In another room, early expressionistic paintings such as Eye of Blood (1966) and Feet of Christ (1961) were juxtaposed with works on paper from 1970 and 1971 that relate to Spiral Jetty. While the religious content of some of these works may momentarily startle some viewers—Smithson was raised a Catholic—it is the recurring motif of the spiral and the consistent palette of red, black, and white that beg attention. While Smithson could not know that his Spiral Jetty would be his climactic work, it is almost chilling to realize that Smithson’s long-standing attraction to these primal forms and colors were to find their culmination there, especially considering that when Spiral Jetty recently resurfaced, its once dark color had become white with salt crystals.

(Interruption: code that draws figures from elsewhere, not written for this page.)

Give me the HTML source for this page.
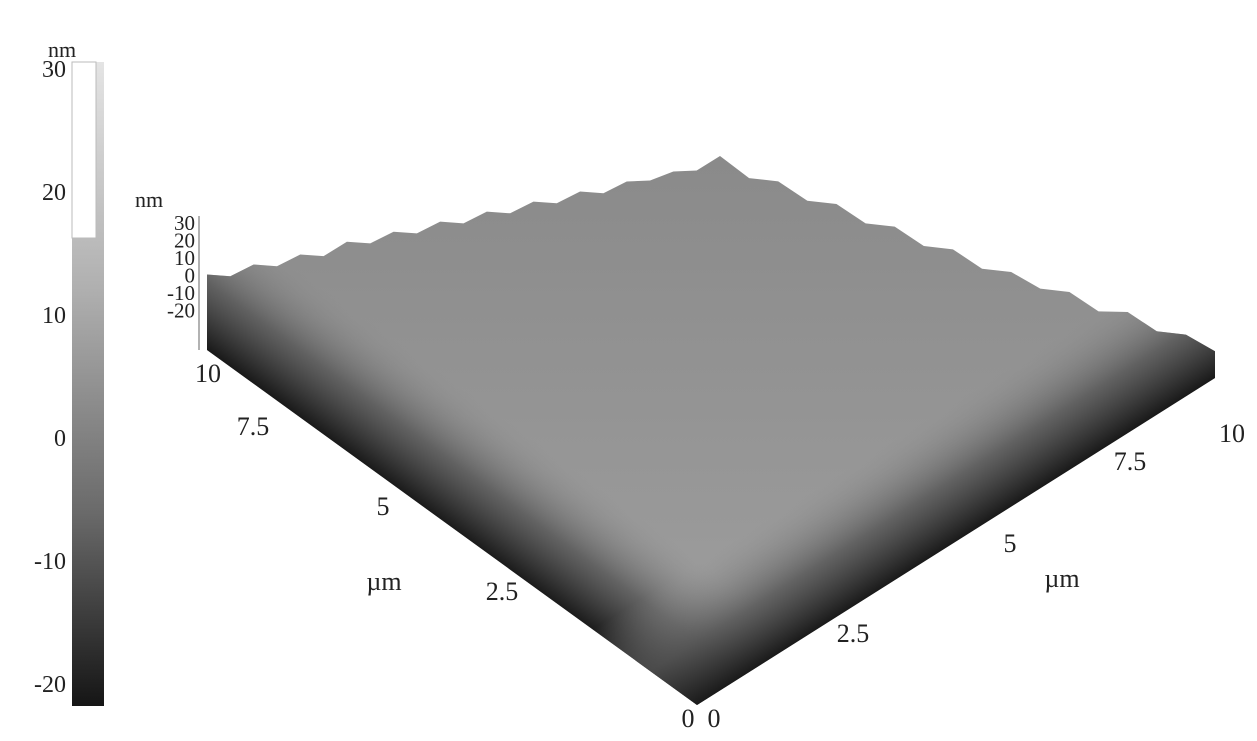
<!DOCTYPE html>
<html><head><meta charset="utf-8"><style>
html,body{margin:0;padding:0;background:#fff;width:1257px;height:741px;overflow:hidden}
svg{display:block}
text{font-family:"Liberation Serif",serif;fill:#222}
</style></head><body>
<svg width="1257" height="741" viewBox="0 0 1257 741">
<defs>
<linearGradient id="cb" x1="0" y1="0" x2="0" y2="1">
<stop offset="0" stop-color="#e4e4e4"/><stop offset="0.35" stop-color="#b0b0b0"/><stop offset="0.7" stop-color="#6a6a6a"/><stop offset="1" stop-color="#151515"/>
</linearGradient>
<linearGradient id="lf" gradientUnits="userSpaceOnUse" x1="452" y1="528" x2="523" y2="431">
<stop offset="0" stop-color="#1a1a1a"/><stop offset="0.45" stop-color="#555" stop-opacity="0.8"/><stop offset="1" stop-color="#909090" stop-opacity="0"/>
</linearGradient>
<linearGradient id="rf" gradientUnits="userSpaceOnUse" x1="956" y1="541" x2="892" y2="440">
<stop offset="0" stop-color="#1a1a1a"/><stop offset="0.45" stop-color="#555" stop-opacity="0.8"/><stop offset="1" stop-color="#909090" stop-opacity="0"/>
</linearGradient>
<linearGradient id="top" x1="0" y1="0" x2="0" y2="1">
<stop offset="0" stop-color="#8a8a8a"/><stop offset="1" stop-color="#a0a0a0"/>
</linearGradient>
<clipPath id="clipS"><polygon id="clipPoly" points="0,0"/></clipPath>
</defs>
<g id="colorbar">
<rect x="72" y="62" width="32" height="644" fill="url(#cb)"/>
<rect x="72" y="62" width="24" height="176" fill="#fff" stroke="#bbb"/>
<text x="48" y="57" font-size="22">nm</text>
</g>
<g id="surface"></g>
<g id="labels"></g>
<script>
const cbTicks=["30","20","10","0","-10","-20"];
const cbTickY=[30,20,10,0,-10,-20];
const zTicks=["30","20","10","0","-10","-20"];
const xTicks=["0","2.5","5","7.5","10"];
const yTicks=["0","2.5","5","7.5","10"];
// heights (nm) along back-left and back-right edges of surface
const backLeft=[8,6,9,7,10,8,12,10,13,11,14,12,15,13,16,14,17,15,18,17,19,18,22];
const backRight=[22,17,19,15,17,13,15,11,13,9,11,8,10,6,9,5,7,4];
const NS="http://www.w3.org/2000/svg";
function el(t,a,p){const e=document.createElementNS(NS,t);for(const k in a)e.setAttribute(k,a[k]);p.appendChild(e);return e;}
const cbY=v=>438-(v)*12.3;
const cb=document.getElementById('colorbar');
cbTickY.forEach((v,i)=>{const t=el('text',{x:66,y:cbY(v)+8,'font-size':24,'text-anchor':'end'},cb);t.textContent=cbTicks[i];

});
const L=[207,350],F=[697,705],R=[1215,378];
const BL=[207,296],BK=[720,215],BR=[1215,362];
const hz=2.68;
const s=document.getElementById('surface');
let pts=[L,F,R];
backRight.slice().reverse().forEach((h,i,a)=>{const f=i/(a.length-1);pts.push([BR[0]+(BK[0]-BR[0])*f,BR[1]+(BK[1]-BR[1])*f-h*hz]);});
backLeft.slice().reverse().forEach((h,i,a)=>{const f=i/(a.length-1);pts.push([BK[0]+(BL[0]-BK[0])*f,BK[1]+(BL[1]-BK[1])*f-h*hz]);});
const ptsStr=pts.map(p=>p.join(',')).join(' ');
document.getElementById('clipPoly').setAttribute('points',ptsStr);
const poly=el('polygon',{points:ptsStr,fill:'url(#top)'},s);


const g=el('g',{'clip-path':'url(#clipS)'},s);
const lf=el('polygon',{points:'150,330 700,735 760,735 800,610 240,200',fill:'url(#lf)'},g);


const rf=el('polygon',{points:'600,735 720,735 1250,390 1250,330 1150,210 480,620',fill:'url(#rf)'},g);


const lb=document.getElementById('labels');
function tx(x,y,str,sz,anc,name){const t=el('text',{x:x,y:y,'font-size':sz,'text-anchor':anc||'middle'},lb);t.textContent=str;

}
tx(135,207,'nm',22,'start','z-axis-unit');
zTicks.forEach((v,i)=>tx(195,230+i*17.5,v,21,'end','z-tick-label'));
el('line',{x1:199,y1:216,x2:199,y2:350,stroke:'#999','stroke-width':1.5},lb);
const yPos=[[688,727],[502,600],[383,515],[253,435],[208,382]];
yTicks.forEach((v,i)=>tx(yPos[i][0],yPos[i][1],v,26,'middle','y-tick-label'));
const xPos=[[714,727],[853,642],[1010,552],[1130,470],[1232,442]];
xTicks.forEach((v,i)=>tx(xPos[i][0],xPos[i][1],v,26,'middle','x-tick-label'));
tx(384,590,'µm',26,'middle','y-axis-title');
tx(1062,587,'µm',26,'middle','x-axis-title');
</script>
</svg>
</body></html>
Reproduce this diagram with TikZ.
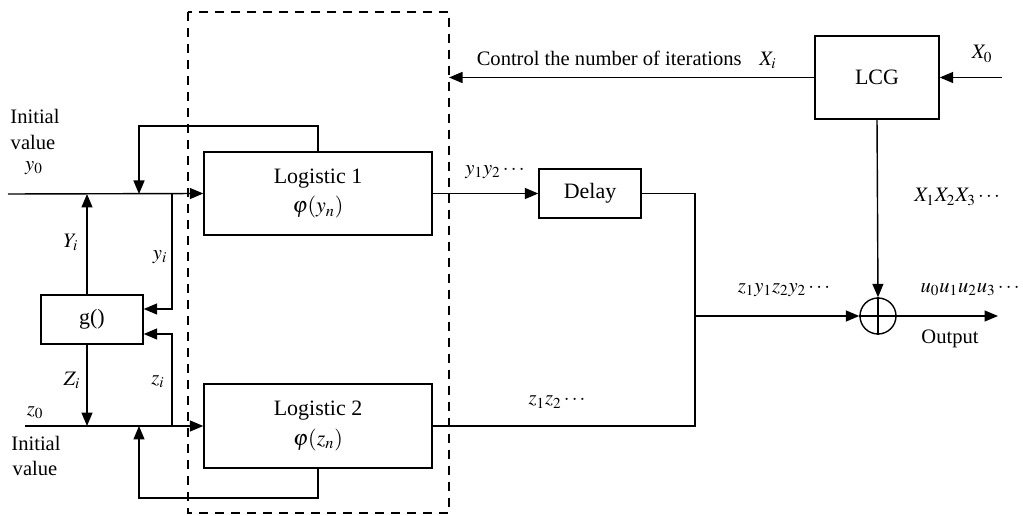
\documentclass[tikz,border=0pt]{standalone}
\usepackage{mathptmx}
\usepackage[no-math]{fontspec}
\setmainfont{Liberation Serif}
\usetikzlibrary{arrows.meta}

\begin{document}
\begin{tikzpicture}[x=0.02cm,y=-0.02cm,
block/.style = {draw,line width=0.8pt,align=center,inner sep=0pt,
        font=\fontsize{12.5}{17}\selectfont},
wire/.style = {line width=0.8pt},
sig/.style = {line width=0.8pt,-{Triangle[length=2.7mm,width=2.2mm]}},
lbl/.style = {inner sep=0pt,font=\fontsize{11.7}{14}\selectfont}]

        \useasboundingbox (0,0) rectangle (1023,516);

        \draw[line width=0.8pt,dash pattern=on 1.9mm off 1.3mm] (188,12) rectangle (449,513);

        \node[block,minimum width=4.56cm,minimum height=1.66cm] (Log_1) at (318,193.5) {Logistic 1\\$\varphi(y_n)$};
        \node[block,minimum width=4.56cm,minimum height=1.68cm] (Log_2) at (318,426) {Logistic 2\\$\varphi(z_n)$};
        \node[block,minimum width=2.04cm,minimum height=0.98cm] (Delay) at (590,193.5) {Delay};
        \node[block,minimum width=2.48cm,minimum height=1.66cm] (LCG) at (877,77.5) {LCG};
        \node[block,minimum width=2.04cm,minimum height=0.98cm] (G_Box) at (92,319.5) {g()};
        \node[draw,circle,line width=0.8pt,minimum size=0.72cm,inner sep=0pt] (Xor) at (878,316) {};
        \draw[wire] (Xor.north) -- (Xor.south) (Xor.west) -- (Xor.east);

        % left side
        \coordinate (Y_In) at (8,194);
        \coordinate (Z_In) at (25,426);
        \draw[sig] (Y_In) -- (Log_1.west);
        \draw[sig] (Z_In) -- (Log_2.west);
        \coordinate (Yi_Top) at (87,194);
        \coordinate (Zi_Bot) at (87,426);
        \draw[sig] (G_Box.north -| Yi_Top) -- (Yi_Top);
        \draw[sig] (G_Box.south -| Zi_Bot) -- (Zi_Bot);
        \coordinate (FB_1) at (139,126);
        \coordinate (FB_2) at (139,498);
        \draw[sig] (Log_1.north) |- (FB_1) -- (FB_1 |- Y_In);
        \draw[sig] (Log_2.south) |- (FB_2) -- (FB_2 |- Z_In);
        \coordinate (Tap_Y) at (172,194);
        \coordinate (Tap_Z) at (172,426);
        \draw[sig] (Tap_Y) |- ([yshift=0.21cm]G_Box.east);
        \draw[sig] (Tap_Z) |- ([yshift=-0.29cm]G_Box.east);

        % right side
        \draw[sig] (Log_1.east) -- (Delay.west);
        \coordinate (Merge) at (695,316);
        \draw[wire] (Delay.east) -| (Merge);
        \draw[wire] (Log_2.east) -| (Merge);
        \draw[sig] (Merge) -- (Xor.west);
        \draw[sig] (LCG.south) -- (Xor.north);
        \coordinate (X0_In) at (1002,77.5);
        \draw[sig] (X0_In) -- (LCG.east);
        \coordinate (Ctrl_End) at (449,77.5);
        \draw[sig] (LCG.west) -- (Ctrl_End);
        \coordinate (Out) at (998,316);
        \draw[sig] (Xor.east) -- (Out);

        \node[lbl] (Init_Y) at (35,116) {Initial};
        \node[lbl] (Val_Y) at (33,142) {value};
        \node[lbl] (Y0) at (34,168) {$y_0$};
        \node[lbl] (Z0) at (35,413) {$z_0$};
        \node[lbl] (Init_Z) at (36,443) {Initial};
        \node[lbl] (Val_Z) at (35,468) {value};
        \node[lbl] (Lab_Yi) at (71,242) {$Y_i$};
        \node[lbl] (Lab_yi) at (160,257) {$y_i$};
        \node[lbl] (Lab_Zi) at (72,380) {$Z_i$};
        \node[lbl] (Lab_zi) at (158,382) {$z_i$};
        \node[lbl] (Lab_Y12) at (495,172) {$y_1y_2\cdots$};
        \node[lbl] (Lab_Z12) at (557,402) {$z_1z_2\cdots$};
        \node[lbl] (Lab_ZY) at (784,290) {$z_1y_1z_2y_2\cdots$};
        \node[lbl] (Lab_U) at (970,290) {$u_0u_1u_2u_3\cdots$};
        \node[lbl] (Lab_Out) at (950,339) {Output};
        \node[lbl] (Lab_X123) at (957,197) {$X_1X_2X_3\cdots$};
        \node[lbl] (Lab_X0) at (982,54) {$X_0$};
        \node[lbl,anchor=base east] (Lab_Ctrl) at (742,66) {Control the number of iterations};
        \node[lbl] (Lab_Xi) at (768,60) {$X_i$};

    \end{tikzpicture}
\end{document}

The last gallery was dominated by Mirrors and Shelly Sand (1969–70), a large mirror displacement piece that, unlike the others in the exhibition, had room to breathe and be properly enjoyed. Smithson’s playfulness is apparent in such strong works on paper as Map of Broken Glass (Atlantis) (1970) and A Heap of Language (1966) as well as in the less successful Urination Map of the Constellation Hydra (1969). A fitting end to the exhibition was the companion film Smithson made about the making of Spiral Jetty. Smithson’s artistic intensity and the actual enormity of the project are vibrantly conveyed, as well as his boyish preoccupations with dinosaurs, trucks, rocks, mythology (i.e., the “hidden whirlpool” connecting the Great Salt Lake to the Pacific Ocean), and treasure maps. This is not meant derogatorily; on the contrary, Smithson’s honesty, youthfulness (he was only thirty-five years old when he tragically died), and earnestness are part of his continuing charm and influence. The final sequence of the film shows Smithson being chased by a helicopter as he runs, stumbling and panting, along the spiral; this “exhausted play” is a vestige of his childhood that he has luckily—and ambitiously—parlayed into his career. It is because of his coupled seriousness and humor in addition to his insatiable curiosity (seen in the variety of literary, philosophic, scientific, and popular-culture references found throughout his oeuvre) that Smithson is able to make his work and his experience of creating it more, rather than less, real to us. Avoiding the overplayed hermeneutics often heaped upon Smithson, the exhibition instead allowed his art and his words, boyish penmanship and all, to speak to the viewer—and to one another—more directly and completely.